India lost out because it started looking up to the developed world?

India’s real potential is to establish itself as a leader of the emerging, developing countries. We cannot pretend to be the part of the big guys club. A very small part of India is aping those advanced countries and a large part of India is actually a least developed country. We have huge development deficit which we ourselves need to address.

They can be addressed by opening up spaces in various global forums which are talking about larger question of economic governance. By siding with the big guys, we missed that opportunity. We played that role till about a decade ago and then the whole emphasis went on to the other side.

 

Who is responsible for this change in policy?

The responsibility lies with an ill advised decision to go pro-America. The US and the Chinese are thinking twenty moves ahead. We messed up the American agenda in the WTO. They wanted to use the Doha round to extend their ambitions. And India gave the leadership with South Africa, Brazil and others, provided the bulwark and Americans could not move. It coincides with the end of UPA 1. Not just trade, but also climate change. It is a huge game changer. We needed finance, we needed technology and what we call in the WTO the special and differential treatment and here we call Common but differential responsibilities. We needed that space.

In UPA 2, in terms of climate change it was Jairam Ramesh who was responsible, for trade it was Anand Sharma who was responsible. These guys decided to behave in the manner that India had nothing to do with the developing world. And we broke the ranks. The third area was finance, making the World Bank and the IMF more democratic, changing the structure to reflect the realities of the time. India should have played ball with the developing countries to give them better share.

In areas of trade we are isolated. We cannot use the developing country card because most of the developing countries have been wooed by the Chinese or the Americans. Running with the hounds has proved costly for us.

Terms of engagement of the foreign economic policy have to be recalibrated. India’s only hope for influence in the foreign economic policy is by giving leadership to the developing world.


Do multilateral grouping like the BRICS offer any hope?

Why should we give any importance to BRICS? It is a very unnatural formation and just because Goldman Sachs had promoted this term and somewhere Russians felts that they had to do something because the Americans had ramped up G20 after the financial crisis, it is very stupid. The BRICS bank is going to be complete non-starter. It was to have a subscribed capital of 50 billion dollars, equally shared by all countries. The paid up capital as of last year was one billion dollars and 60 per cent of that came from Russia. If an entity has just one billion dollars and the countries backing it are not giving it any funds and it is raising funds from the market, how can it get development funds? When it raises funds from the market it becomes a commercial entity.

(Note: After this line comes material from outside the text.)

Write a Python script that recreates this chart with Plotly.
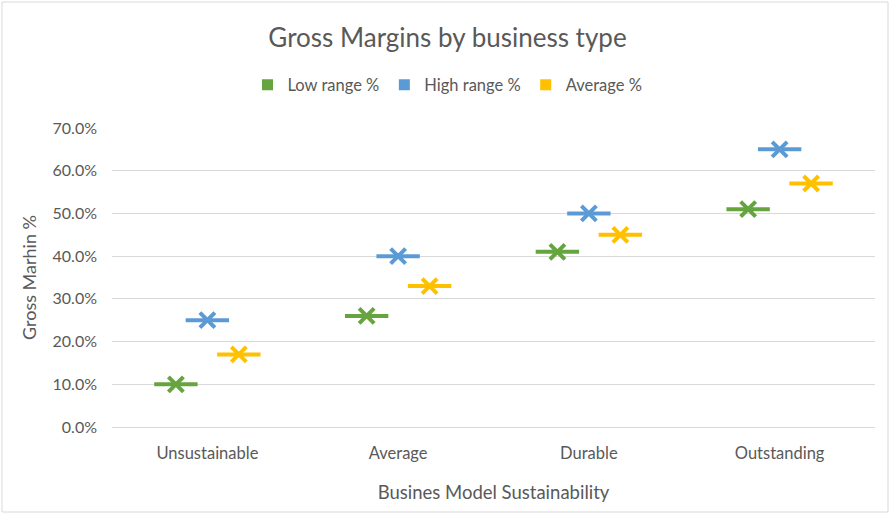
import plotly.graph_objects as go

categories = ["Unsustainable", "Average", "Durable", "Outstanding"]
series_names = ["Low range %", "High range %", "Average %"]
low_range = [10, 26, 41, 51]
high_range = [25, 40, 50, 65]
average = [17, 33, 45, 57]
series_values = [low_range, high_range, average]
colors = ["#66A43F", "#5B9BD5", "#FFC000"]
offsets = [-0.165, 0.0, 0.165]

W, H = 895, 519
L, R, T, B = 112, 20, 128, 92
PW, PH = W - L - R, H - T - B

fig = go.Figure()
for name, vals, col, off in zip(series_names, series_values, colors, offsets):
    xs = [i + off for i in range(len(categories))]
    ys = [v / 100 for v in vals]
    fig.add_trace(go.Scatter(x=xs, y=ys, mode="markers", showlegend=False,
                             marker=dict(symbol="line-ew-open", size=31, color=col,
                                         line=dict(color=col, width=4)),
                             hoverinfo="skip"))
    fig.add_trace(go.Scatter(x=xs, y=ys, mode="markers", showlegend=False, name=name,
                             marker=dict(symbol="x-thin-open", size=15, color=col,
                                         line=dict(color=col, width=4))))
    fig.add_trace(go.Scatter(x=[None], y=[None], mode="markers", name=name,
                             marker=dict(symbol="square", size=11, color=col)))

fig.update_layout(
    width=W, height=H,
    margin=dict(l=L, r=R, t=T, b=B, autoexpand=False),
    paper_bgcolor="white", plot_bgcolor="white",
    font=dict(family="Lato, Open Sans, sans-serif", size=16, color="#595959"),
    title=dict(text="Gross Margins by business type", x=0.5, xanchor="center",
               xref="container", y=1 - 38 / H, yanchor="middle",
               font=dict(size=26, color="#595959")),
    legend=dict(orientation="h", x=(W / 2 - L) / PW, xanchor="center",
                y=1 + (T - 85) / PH, yanchor="middle",
                font=dict(size=16.5, color="#595959"),
                itemwidth=30, tracegroupgap=0),
    xaxis=dict(range=[-0.5, len(categories) - 0.5], tickmode="array",
               tickvals=list(range(len(categories))), ticktext=categories,
               showgrid=False, zeroline=False, showline=False, ticks="",
               ticklabelstandoff=14, automargin=False,
               tickfont=dict(size=16.5),
               title=dict(text="Busines Model Sustainability", standoff=24,
                          font=dict(size=18.5, color="#595959"))),
    yaxis=dict(range=[0, 0.7], dtick=0.1, tickformat=".1%",
               showgrid=True, gridcolor="#D9D9D9", gridwidth=1,
               zeroline=True, zerolinecolor="#D9D9D9", zerolinewidth=1,
               ticks="", ticklabelstandoff=14, automargin=False,
               title=dict(text="Gross Marhin %", standoff=11,
                          font=dict(size=18, color="#595959"))),
)

# outer chart border
fig.add_shape(type="rect", xref="paper", yref="paper",
              x0=-(L - 2) / PW, x1=1 + (R - 7) / PW,
              y0=-(B - 7) / PH, y1=1 + (T - 2) / PH,
              line=dict(color="#D9D9D9", width=1), layer="below")

fig.write_html("out.html", config={"displayModeBar": False},
               post_script="document.body.style.margin='0';document.body.style.padding='0';")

A commercial entity will be driven by commercial interests rather than by sustainable development, or clean energy goals and so on. The only guys who have money, the Chinese already have Asian Infrastructure Investment Bank.

Apart from the bank, other arrangements under BRICS are floundering. Brazil, South Africa and India which have a reasonable chance of working together have drifted apart. We have abandoned IBSA.

Even if IBSA were working, there is no common basis for the BRICS countries to work together. There was a possibility that India, Brazil and South Africa could have provided BRICS the motivation to work together in a development friendly manner. But China and Russia are working together, at political and economic level, but IBSA has fallen apart.